Bruno Tertrais : Emmanuel Macron s’est engagé assez loin, il ne peut pas ne pas réagir

Un FA-18 Hornet décolle du porte-avions Theodore Roosevelt. AFP/Ted Aljibe

Damas a une nouvelle fois franchi la ligne rouge en utilisant des armes chimiques contre sa population. Washington et Paris préparent une « réponse forte ». Bruno Tertrais, directeur adjoint de la Fondation pour la recherche stratégique (FRS) à Paris, décrypte pour L’Orient-Le Jour les enjeux des possibles frappes occidentales contre le régime syrien.

Quelles pourraient être les cibles potentielles des frappes occidentales contre le régime syrien ?
Si je les connaissais, je ne m’exprimerais pas… Ce seront en tout cas des objectifs militaires. Dans un tel cas, on peut choisir de s’adresser d’abord et avant tout aux unités qui ont réalisé les frappes chimiques et à leur chaîne de commandement. Mais le choix pourra être différent si les pays qui procéderont à cette action veulent adresser un message politique plus ferme. L’aviation, les hélicoptères, mais aussi les services de renseignements syriens pourraient être concernés. Et d’autres objectifs.

Quelle ampleur doivent avoir les frappes pour avoir un réel effet dissuasif auprès du régime et de ses alliés ?
C’est un vrai sujet. C’est la troisième fois depuis 2011 qu’une attaque chimique massive au bilan très lourd a lieu. Sans compter les dizaines d’usages à plus petite échelle. Damas n’a donc pas été définitivement dissuadé.
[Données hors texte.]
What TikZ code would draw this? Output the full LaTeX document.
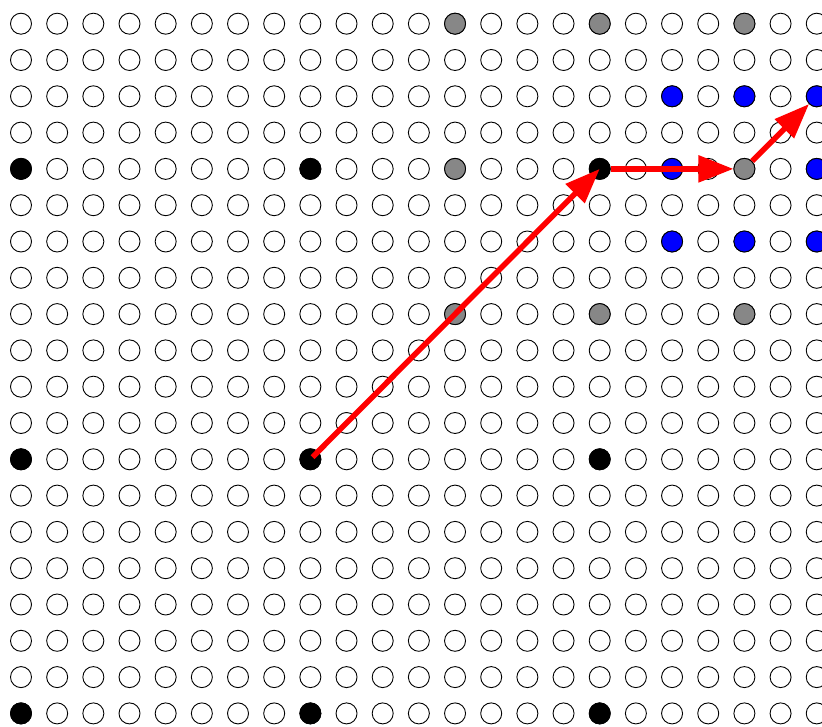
\documentclass[tikz,border=0pt]{standalone}
\usetikzlibrary{arrows.meta}
\begin{document}
\begin{tikzpicture}[x=1pt,y=1pt,
  dot/.style={circle,draw=black,line width=0.9pt,minimum size=21pt,inner sep=0pt},
  opendot/.style={dot,fill=white},
  blkdot/.style={dot,fill=black},
  grydot/.style={dot,fill=black!47},
  bludot/.style={dot,fill=blue},
  arr/.style={draw=red,line width=5.5pt,-{Triangle[length=35pt,width=26pt]}}
]
\useasboundingbox (0,0) rectangle (822,726);
\foreach \r in {0,...,19}{\foreach \c in {0,...,22}{
  \node[opendot] (n-\r-\c) at ({21+36.17*\c},{702.3-36.3*\r}) {};}}
% black dots
\foreach \r/\c in {4/0,4/8,4/16,12/0,12/8,12/16,19/0,19/8,19/16}
  \node[blkdot] (k-\r-\c) at (n-\r-\c) {};
% gray dots
\foreach \r/\c in {0/12,0/16,0/20,4/12,4/20,8/12,8/16,8/20}
  \node[grydot] (g-\r-\c) at (n-\r-\c) {};
% blue dots
\foreach \r/\c in {2/18,2/20,2/22,4/18,4/22,6/18,6/20,6/22}
  \node[bludot] (b-\r-\c) at (n-\r-\c) {};
% arrows
\draw[arr,shorten <=3pt] (k-12-8.center) -- (k-4-16.center);
\draw[arr] (k-4-16.east) -- (g-4-20.west);
\draw[arr] (g-4-20) -- (b-2-22);
\end{tikzpicture}
\end{document}
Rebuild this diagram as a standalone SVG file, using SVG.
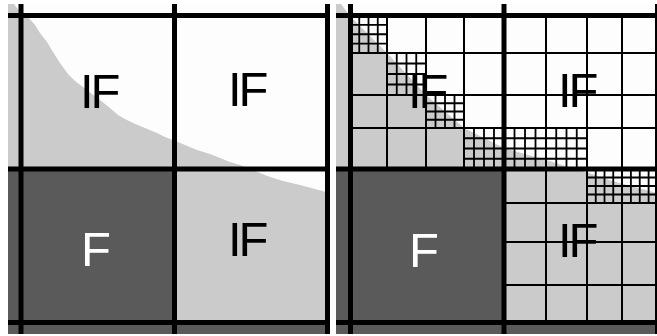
<svg xmlns="http://www.w3.org/2000/svg" width="657" height="336" viewBox="0 0 657 336">
<style>
.bg{fill:#fdfdfd}
.lg{fill:#cbcbcb}
.dg{fill:#5a5a5a}
.thick{stroke:#000;stroke-width:5;fill:none}
.thin{stroke:#000;stroke-width:2;fill:none}
.fine{stroke:#000;stroke-width:1.8;fill:none}
.lbl{font-family:"Liberation Sans",Arial,sans-serif;font-size:49px;letter-spacing:-3px}
.blk{fill:#000}
.wht{fill:#fff}
</style>
<rect width="657" height="336" fill="#fff"/>
<g id="left-panel">
  <rect class="bg" x="8" y="4" width="322" height="330"/>
  <polygon class="lg" points="8,334 8,4 14,4 20,12 28,17 35,25 40,33 47,42 53,52 60,63 68,74 75,81 83,87 92,94 100,100 110,108 118,115 125,119 133,123 145,128 157,133 165,137 173,140 185,145 197,150 210,154 220,158 230,162 240,165 250,169 260,173 270,177 283,181 300,185 315,189 330,193 330,334"/>
  <rect class="dg" x="8" y="169" width="166" height="165"/>
  <rect class="dg" x="8" y="322" width="322" height="12"/>
  <g id="left-cell-tl"><text class="lbl blk" x="80" y="108">IF</text></g>
  <g id="left-cell-tr"><text class="lbl blk" x="228" y="106">IF</text></g>
  <g id="left-cell-bl"><text class="lbl wht" x="81" y="266">F</text></g>
  <g id="left-cell-br"><text class="lbl blk" x="228" y="256">IF</text></g>
  <path class="thick" d="M21,4V334M174.5,4V334M327.5,4V334M8,15.5H330M8,169H330M8,322.5H330"/>
</g>
<g id="right-panel">
  <rect class="bg" x="336" y="4" width="321" height="330"/>
  <polygon class="lg" points="336,334 336,4 341,4 350,16 387,53 426,95 464,128 504,148 546,160 575,169 589,173 612,181 657,193 657,334"/>
  <rect class="dg" x="336" y="169" width="168" height="165"/>
  <rect class="dg" x="336" y="322" width="321" height="12"/>
  <g id="right-cell-tl"><text class="lbl blk" x="408" y="108">IF</text></g>
  <g id="right-cell-tr"><text class="lbl blk" x="558" y="107">IF</text></g>
  <g id="right-cell-bl"><text class="lbl wht" x="409" y="267">F</text></g>
  <g id="right-cell-br"><text class="lbl blk" x="558" y="257">IF</text></g>
  <path class="fine" d="M359.25,15.5V53M368.5,15.5V53M377.75,15.5V53M350,24.9H387M350,34.25H387M350,43.6H387
  M396.75,53V95M406.5,53V95M416.25,53V95M387,63.5H426M387,74H426M387,84.5H426
  M435.5,95V128M445,95V128M454.5,95V128M426,103.25H464M426,111.5H464M426,119.75H464
  M474,128V169M484,128V169M494,128V169M514.5,128V169M525,128V169M535.5,128V169M556.25,128V169M566.5,128V169M576.75,128V169M464,138.25H587M464,148.5H587M464,158.75H587
  M595.75,169V203M604.5,169V203M613.25,169V203M630.9,169V203M639.75,169V203M648.6,169V203M587,177.5H657M587,186H657M587,194.5H657"/>
  <path class="thin" d="M387,15.5V169M426,15.5V169M464,15.5V169M546,15.5V322.5M587,15.5V322.5M622,15.5V322.5M350,53H657M350,95H657M350,128H657M504,203H657M504,242H657M504,285H657"/>
  <path class="thick" d="M350.5,4V334M504,4V334M657.5,4V334M336,15.5H657M336,169H657M336,322.5H657"/>
</g>
</svg>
Il est vrai que la destruction de la base aérienne de Chaayrate en avril 2017, après le massacre de Khan Cheikhoun, n’était pas une réponse de grande ampleur. Il faut donc rétablir la dissuasion de manière plus ferme. Mais il n’est pas question non plus d’une opération de « changement de régime ». Il faudra donc placer le curseur de manière adaptée.
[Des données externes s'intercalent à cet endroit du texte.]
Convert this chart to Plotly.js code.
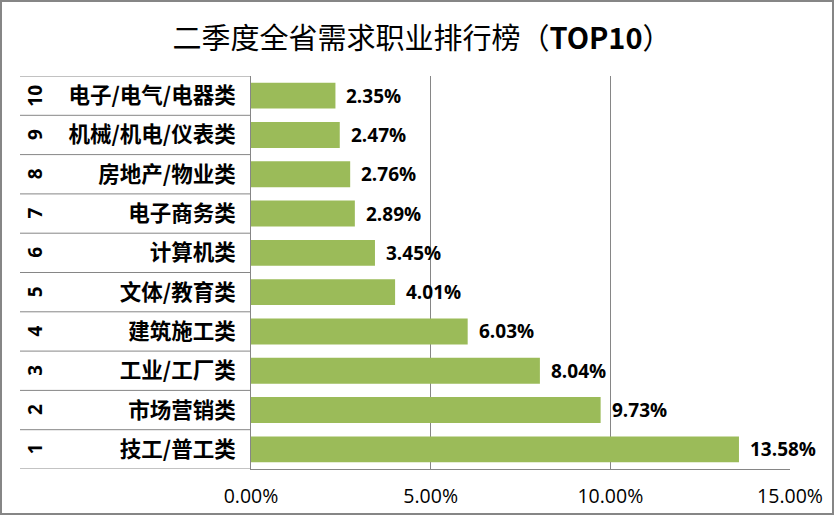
<!DOCTYPE html>
<html>
<head>
<meta charset="utf-8">
<script src="https://cdn.plot.ly/plotly-3.0.1.min.js"></script>
<style>
  html, body { margin: 0; padding: 0; background: #fff; }
  #wrap { position: relative; width: 834px; height: 515px; }
  #chart { width: 834px; height: 515px; }
  #frame { position: absolute; left: 0; top: 0; width: 834px; height: 515px; box-sizing: border-box; border: 2px solid #868686; pointer-events: none; }
</style>
</head>
<body>
<div id="wrap"><div id="chart"></div><div id="frame"></div></div>
<script>
// Data (rank 1 at bottom)
const ranks = ["1", "2", "3", "4", "5", "6", "7", "8", "9", "10"];
const categories = ["技工/普工类", "市场营销类", "工业/工厂类", "建筑施工类", "文体/教育类", "计算机类", "电子商务类", "房地产/物业类", "机械/机电/仪表类", "电子/电气/电器类"];
const values = [13.58, 9.73, 8.04, 6.03, 4.01, 3.45, 2.89, 2.76, 2.47, 2.35];
const xTicks = [0, 5, 10, 15];

const gray = "#868686";
const cjk = "'Noto Sans CJK SC', 'Noto Sans', sans-serif";
const latin = "'Open Sans', 'Noto Sans', sans-serif";

const trace = {
  type: "bar",
  orientation: "h",
  y: categories,
  x: values,
  marker: { color: "#9BBB59", line: { width: 0 } },
  hoverinfo: "skip",
  cliponaxis: false
};

const shapes = [];
// left table horizontal lines at category boundaries
for (let i = 0; i <= categories.length; i++) {
  shapes.push({
    type: "line", xref: "paper", yref: "y",
    x0: (20 - 251) / 539, x1: 0,
    y0: i - 0.5, y1: i - 0.5,
    line: { color: gray, width: 1 }
  });
}

const annotations = [];
// data labels
values.forEach((v, i) => {
  annotations.push({
    x: v, y: categories[i], xref: "x", yref: "y",
    text: v.toFixed(2) + "%",
    showarrow: false, xanchor: "left", xshift: 9,
    font: { family: latin, size: 19, color: "#000", weight: "bold" }
  });
});
// rank numbers (rotated)
ranks.forEach((r, i) => {
  annotations.push({
    x: (35 - 251) / 539, y: categories[i], xref: "paper", yref: "y",
    text: "<b>" + r + "</b>",
    textangle: -90,
    showarrow: false, xanchor: "center", yanchor: "middle",
    font: { family: latin, size: 19, color: "#000" }
  });
});

const layout = {
  width: 834, height: 515,
  margin: { l: 251, r: 44, t: 76, b: 46, pad: 0 },
  paper_bgcolor: "#fff", plot_bgcolor: "#fff",
  title: {
    text: "二季度全省需求职业排行榜（<b>TOP10</b>）",
    font: { family: cjk, size: 29, color: "#000" },
    x: 0.506, xanchor: "center", y: 0.925, yanchor: "middle"
  },
  bargap: 0.34,
  showlegend: false,
  xaxis: {
    range: [0, 15], tickvals: xTicks,
    ticktext: xTicks.map(t => t.toFixed(2) + "%"),
    showgrid: true, gridcolor: gray, gridwidth: 1,
    showline: true, linecolor: gray, linewidth: 1,
    zeroline: false, ticks: "", ticklabelstandoff: 10,
    tickfont: { family: latin, size: 19.5, color: "#000" },
    fixedrange: true
  },
  yaxis: {
    type: "category", categoryorder: "array", categoryarray: categories,
    range: [-0.5, 9.5],
    showgrid: false, zeroline: false,
    showline: true, linecolor: gray, linewidth: 1,
    ticks: "", ticklabelstandoff: 10,
    tickfont: { family: cjk, size: 21.5, color: "#000", weight: "bold" },
    fixedrange: true
  },
  shapes: shapes,
  annotations: annotations
};

Plotly.newPlot("chart", [trace], layout, { staticPlot: true, displayModeBar: false });
</script>
</body>
</html>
Si les frappes dépassent le cadre symbolique, comment pourrait réagir Moscou ?
C’est aussi un sujet important. Je ne crois pas du tout que les Russes aient la volonté de s’en prendre aux pays occidentaux qui participeront à l’action envisagée. Les soi-disant avertissements russes ne sont que des rodomontades. Mais il faudra faire attention à ne pas s’en prendre par mégarde à des unités russes présentes sur le terrain. Des confusions sont toujours possibles, même avec d’excellents renseignements. Donc se pose la question de savoir s’il faut prévenir les Russes à l’avance. Mais à quel moment pour s’assurer qu’ils ne préviendront pas Damas ? Cette question s’était posée aux Américains en 2017.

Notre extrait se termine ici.